:: Task inputs ::
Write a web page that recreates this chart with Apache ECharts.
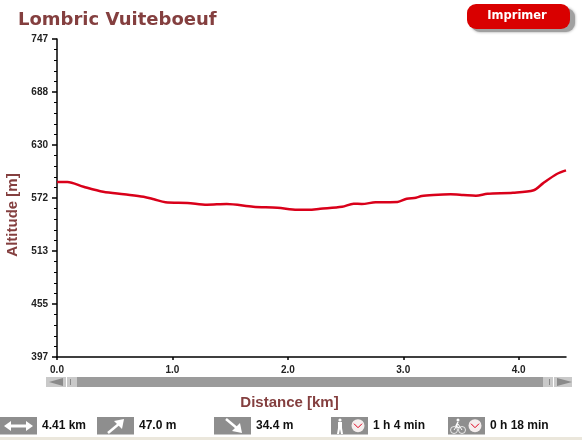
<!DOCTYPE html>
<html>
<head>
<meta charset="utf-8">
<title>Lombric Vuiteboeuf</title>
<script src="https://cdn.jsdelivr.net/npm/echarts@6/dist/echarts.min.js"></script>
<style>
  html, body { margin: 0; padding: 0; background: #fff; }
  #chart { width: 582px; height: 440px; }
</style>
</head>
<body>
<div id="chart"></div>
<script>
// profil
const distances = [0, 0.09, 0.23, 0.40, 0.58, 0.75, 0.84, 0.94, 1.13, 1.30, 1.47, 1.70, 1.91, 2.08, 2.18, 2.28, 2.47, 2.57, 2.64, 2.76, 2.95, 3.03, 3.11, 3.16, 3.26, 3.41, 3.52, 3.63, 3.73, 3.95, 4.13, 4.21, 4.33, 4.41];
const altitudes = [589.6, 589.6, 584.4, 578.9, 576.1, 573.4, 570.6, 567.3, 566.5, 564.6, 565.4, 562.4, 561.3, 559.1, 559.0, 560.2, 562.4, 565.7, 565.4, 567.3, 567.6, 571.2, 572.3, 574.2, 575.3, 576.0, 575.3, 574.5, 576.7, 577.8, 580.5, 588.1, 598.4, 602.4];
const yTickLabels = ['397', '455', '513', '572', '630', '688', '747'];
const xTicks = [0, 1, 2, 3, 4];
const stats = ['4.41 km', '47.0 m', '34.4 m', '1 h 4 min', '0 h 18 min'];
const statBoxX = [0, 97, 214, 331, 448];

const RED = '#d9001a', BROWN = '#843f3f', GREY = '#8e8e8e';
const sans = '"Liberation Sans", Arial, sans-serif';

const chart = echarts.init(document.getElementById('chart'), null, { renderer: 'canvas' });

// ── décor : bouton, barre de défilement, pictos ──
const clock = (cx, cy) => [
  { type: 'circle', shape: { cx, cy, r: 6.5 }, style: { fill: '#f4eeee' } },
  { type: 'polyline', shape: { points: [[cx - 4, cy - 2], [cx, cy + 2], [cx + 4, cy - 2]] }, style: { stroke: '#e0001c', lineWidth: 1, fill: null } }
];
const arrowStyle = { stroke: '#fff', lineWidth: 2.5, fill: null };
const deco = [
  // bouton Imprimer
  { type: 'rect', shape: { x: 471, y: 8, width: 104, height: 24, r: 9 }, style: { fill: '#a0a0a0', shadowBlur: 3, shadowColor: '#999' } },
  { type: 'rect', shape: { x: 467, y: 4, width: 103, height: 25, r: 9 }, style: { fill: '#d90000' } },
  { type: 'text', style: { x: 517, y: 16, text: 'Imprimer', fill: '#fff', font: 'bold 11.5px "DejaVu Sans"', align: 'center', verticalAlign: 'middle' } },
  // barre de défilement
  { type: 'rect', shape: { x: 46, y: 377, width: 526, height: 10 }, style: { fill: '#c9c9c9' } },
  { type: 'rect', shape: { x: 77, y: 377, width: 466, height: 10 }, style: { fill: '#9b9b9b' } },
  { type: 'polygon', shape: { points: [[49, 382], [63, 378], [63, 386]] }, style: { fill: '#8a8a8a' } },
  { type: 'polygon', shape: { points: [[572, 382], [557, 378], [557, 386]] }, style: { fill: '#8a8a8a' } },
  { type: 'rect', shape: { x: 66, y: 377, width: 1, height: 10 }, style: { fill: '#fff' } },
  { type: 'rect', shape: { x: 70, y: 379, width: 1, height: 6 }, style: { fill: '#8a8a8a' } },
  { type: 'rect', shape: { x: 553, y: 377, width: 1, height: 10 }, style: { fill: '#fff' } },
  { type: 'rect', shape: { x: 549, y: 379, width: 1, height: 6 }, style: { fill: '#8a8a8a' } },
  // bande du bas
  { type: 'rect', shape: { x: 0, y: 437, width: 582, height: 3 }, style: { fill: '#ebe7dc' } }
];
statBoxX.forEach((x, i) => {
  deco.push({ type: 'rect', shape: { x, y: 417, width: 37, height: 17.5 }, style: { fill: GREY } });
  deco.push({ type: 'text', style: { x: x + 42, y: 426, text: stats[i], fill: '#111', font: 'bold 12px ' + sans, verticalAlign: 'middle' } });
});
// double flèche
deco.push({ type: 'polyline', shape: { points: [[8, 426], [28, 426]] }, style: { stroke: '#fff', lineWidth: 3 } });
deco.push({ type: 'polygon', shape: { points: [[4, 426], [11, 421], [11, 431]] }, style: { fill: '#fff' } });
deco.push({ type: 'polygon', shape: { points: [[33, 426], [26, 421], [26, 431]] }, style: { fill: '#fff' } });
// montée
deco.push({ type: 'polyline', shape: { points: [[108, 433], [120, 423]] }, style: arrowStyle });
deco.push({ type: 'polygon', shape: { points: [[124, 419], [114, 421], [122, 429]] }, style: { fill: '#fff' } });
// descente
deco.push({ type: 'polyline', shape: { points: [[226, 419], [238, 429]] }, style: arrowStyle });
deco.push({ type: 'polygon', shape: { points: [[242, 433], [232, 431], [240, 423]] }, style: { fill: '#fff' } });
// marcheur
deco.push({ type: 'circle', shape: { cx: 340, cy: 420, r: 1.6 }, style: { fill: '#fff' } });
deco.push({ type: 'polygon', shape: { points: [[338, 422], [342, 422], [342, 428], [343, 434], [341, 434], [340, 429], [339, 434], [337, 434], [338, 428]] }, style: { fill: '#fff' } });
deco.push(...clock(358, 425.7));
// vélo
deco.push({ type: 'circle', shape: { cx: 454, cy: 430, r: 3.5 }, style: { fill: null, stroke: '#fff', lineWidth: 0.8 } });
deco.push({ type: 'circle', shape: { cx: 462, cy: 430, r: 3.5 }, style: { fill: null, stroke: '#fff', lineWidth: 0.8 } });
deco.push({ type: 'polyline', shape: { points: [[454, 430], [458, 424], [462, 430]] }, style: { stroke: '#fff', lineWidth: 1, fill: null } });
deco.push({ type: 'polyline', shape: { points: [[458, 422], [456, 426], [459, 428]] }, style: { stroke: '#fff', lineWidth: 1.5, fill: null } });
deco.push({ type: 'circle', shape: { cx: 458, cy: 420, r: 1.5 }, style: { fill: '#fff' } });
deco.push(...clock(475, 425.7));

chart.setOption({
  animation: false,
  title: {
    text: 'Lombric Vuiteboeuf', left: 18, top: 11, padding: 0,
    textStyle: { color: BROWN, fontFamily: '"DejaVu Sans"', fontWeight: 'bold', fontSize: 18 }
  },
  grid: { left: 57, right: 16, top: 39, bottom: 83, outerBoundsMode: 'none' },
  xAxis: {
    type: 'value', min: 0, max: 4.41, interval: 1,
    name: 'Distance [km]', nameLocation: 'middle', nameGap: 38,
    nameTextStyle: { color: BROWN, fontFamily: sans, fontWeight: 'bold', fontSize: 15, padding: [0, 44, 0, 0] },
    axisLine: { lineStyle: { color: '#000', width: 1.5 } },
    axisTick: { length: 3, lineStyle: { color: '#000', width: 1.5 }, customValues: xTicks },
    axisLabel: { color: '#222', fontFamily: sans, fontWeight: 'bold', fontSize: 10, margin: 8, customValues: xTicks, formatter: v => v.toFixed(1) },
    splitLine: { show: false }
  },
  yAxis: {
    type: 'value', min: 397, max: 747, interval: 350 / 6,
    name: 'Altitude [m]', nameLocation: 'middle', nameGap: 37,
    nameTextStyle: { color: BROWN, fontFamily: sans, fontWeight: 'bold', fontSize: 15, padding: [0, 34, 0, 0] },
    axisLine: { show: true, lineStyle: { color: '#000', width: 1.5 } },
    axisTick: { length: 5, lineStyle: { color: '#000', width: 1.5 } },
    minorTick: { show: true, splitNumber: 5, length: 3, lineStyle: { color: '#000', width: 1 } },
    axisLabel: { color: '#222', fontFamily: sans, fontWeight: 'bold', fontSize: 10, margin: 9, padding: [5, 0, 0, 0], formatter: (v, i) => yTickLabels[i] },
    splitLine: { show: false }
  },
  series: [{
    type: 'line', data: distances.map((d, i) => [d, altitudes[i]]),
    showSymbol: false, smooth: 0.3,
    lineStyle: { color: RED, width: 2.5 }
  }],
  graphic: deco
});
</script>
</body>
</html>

--

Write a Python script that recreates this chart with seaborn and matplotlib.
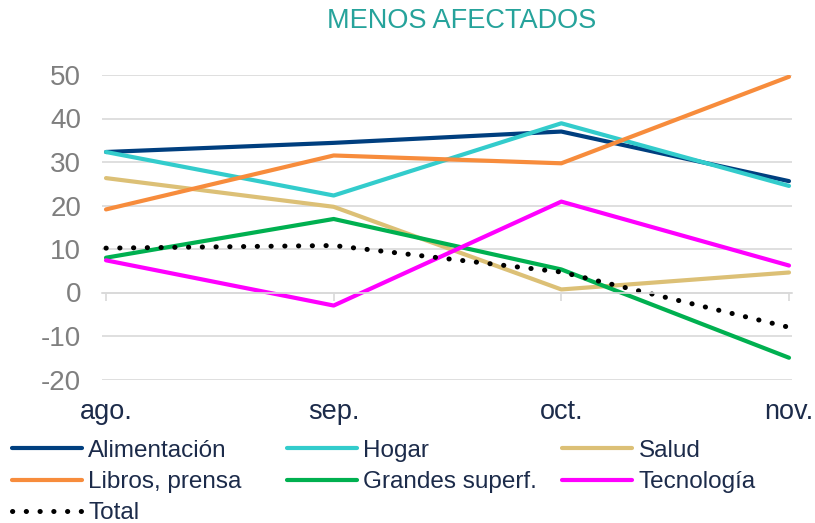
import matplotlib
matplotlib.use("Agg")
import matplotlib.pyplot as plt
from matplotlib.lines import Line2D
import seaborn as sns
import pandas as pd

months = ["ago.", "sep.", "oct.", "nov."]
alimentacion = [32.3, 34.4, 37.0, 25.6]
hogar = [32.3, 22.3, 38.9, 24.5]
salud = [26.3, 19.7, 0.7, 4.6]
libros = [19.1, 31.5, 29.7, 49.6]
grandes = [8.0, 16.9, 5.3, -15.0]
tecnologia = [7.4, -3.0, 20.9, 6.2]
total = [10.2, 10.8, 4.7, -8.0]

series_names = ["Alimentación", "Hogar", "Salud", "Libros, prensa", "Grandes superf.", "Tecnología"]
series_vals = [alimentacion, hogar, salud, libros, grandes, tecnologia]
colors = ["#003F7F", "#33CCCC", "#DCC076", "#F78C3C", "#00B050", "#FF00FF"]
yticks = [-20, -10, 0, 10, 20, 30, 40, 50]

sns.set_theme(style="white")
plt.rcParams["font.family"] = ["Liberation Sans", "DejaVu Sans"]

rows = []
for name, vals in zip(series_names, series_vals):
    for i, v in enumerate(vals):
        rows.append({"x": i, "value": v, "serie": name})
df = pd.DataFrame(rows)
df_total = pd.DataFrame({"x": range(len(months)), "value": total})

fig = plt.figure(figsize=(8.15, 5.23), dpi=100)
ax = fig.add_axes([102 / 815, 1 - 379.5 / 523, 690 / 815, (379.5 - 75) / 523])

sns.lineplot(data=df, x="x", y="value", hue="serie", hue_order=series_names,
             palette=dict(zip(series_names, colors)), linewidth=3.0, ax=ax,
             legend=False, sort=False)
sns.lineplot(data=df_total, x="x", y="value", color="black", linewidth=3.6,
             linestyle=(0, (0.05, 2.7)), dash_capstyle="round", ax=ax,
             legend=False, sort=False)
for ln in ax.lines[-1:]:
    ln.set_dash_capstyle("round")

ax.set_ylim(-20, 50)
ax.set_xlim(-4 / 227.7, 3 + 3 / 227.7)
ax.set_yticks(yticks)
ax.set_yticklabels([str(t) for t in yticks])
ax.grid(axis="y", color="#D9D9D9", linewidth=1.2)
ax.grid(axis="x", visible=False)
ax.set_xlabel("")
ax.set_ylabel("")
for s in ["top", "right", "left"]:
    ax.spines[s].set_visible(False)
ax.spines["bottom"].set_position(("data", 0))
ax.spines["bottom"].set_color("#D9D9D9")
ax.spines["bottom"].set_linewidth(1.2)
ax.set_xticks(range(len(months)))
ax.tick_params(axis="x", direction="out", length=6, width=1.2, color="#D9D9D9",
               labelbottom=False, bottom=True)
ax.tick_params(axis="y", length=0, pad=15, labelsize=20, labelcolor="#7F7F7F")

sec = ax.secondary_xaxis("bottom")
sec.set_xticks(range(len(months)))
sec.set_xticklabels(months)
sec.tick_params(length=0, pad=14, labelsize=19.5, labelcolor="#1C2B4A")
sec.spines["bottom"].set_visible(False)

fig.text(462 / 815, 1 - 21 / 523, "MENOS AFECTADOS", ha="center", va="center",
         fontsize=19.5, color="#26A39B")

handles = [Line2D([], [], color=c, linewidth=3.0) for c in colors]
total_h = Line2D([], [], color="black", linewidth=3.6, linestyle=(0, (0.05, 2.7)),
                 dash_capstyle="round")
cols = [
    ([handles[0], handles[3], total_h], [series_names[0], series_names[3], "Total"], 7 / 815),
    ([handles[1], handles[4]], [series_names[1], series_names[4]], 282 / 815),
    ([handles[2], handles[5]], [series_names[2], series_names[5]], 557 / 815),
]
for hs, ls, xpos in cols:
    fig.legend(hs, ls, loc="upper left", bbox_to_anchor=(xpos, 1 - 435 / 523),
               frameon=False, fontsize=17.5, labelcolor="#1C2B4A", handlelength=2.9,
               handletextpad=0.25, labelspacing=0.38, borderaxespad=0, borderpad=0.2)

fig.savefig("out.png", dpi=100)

:: What you are asked to do ::
Beginning with the line above that contains "Write a Python" and ending with the line that contains "total = [10.2, 10.8, 4.7, -8.0]", quote each line exactly, keeping out the pictures.

:: Worked solution ::
Write a Python script that recreates this chart with seaborn and matplotlib.
import matplotlib
matplotlib.use("Agg")
import matplotlib.pyplot as plt
from matplotlib.lines import Line2D
import seaborn as sns
import pandas as pd

months = ["ago.", "sep.", "oct.", "nov."]
alimentacion = [32.3, 34.4, 37.0, 25.6]
hogar = [32.3, 22.3, 38.9, 24.5]
salud = [26.3, 19.7, 0.7, 4.6]
libros = [19.1, 31.5, 29.7, 49.6]
grandes = [8.0, 16.9, 5.3, -15.0]
tecnologia = [7.4, -3.0, 20.9, 6.2]
total = [10.2, 10.8, 4.7, -8.0]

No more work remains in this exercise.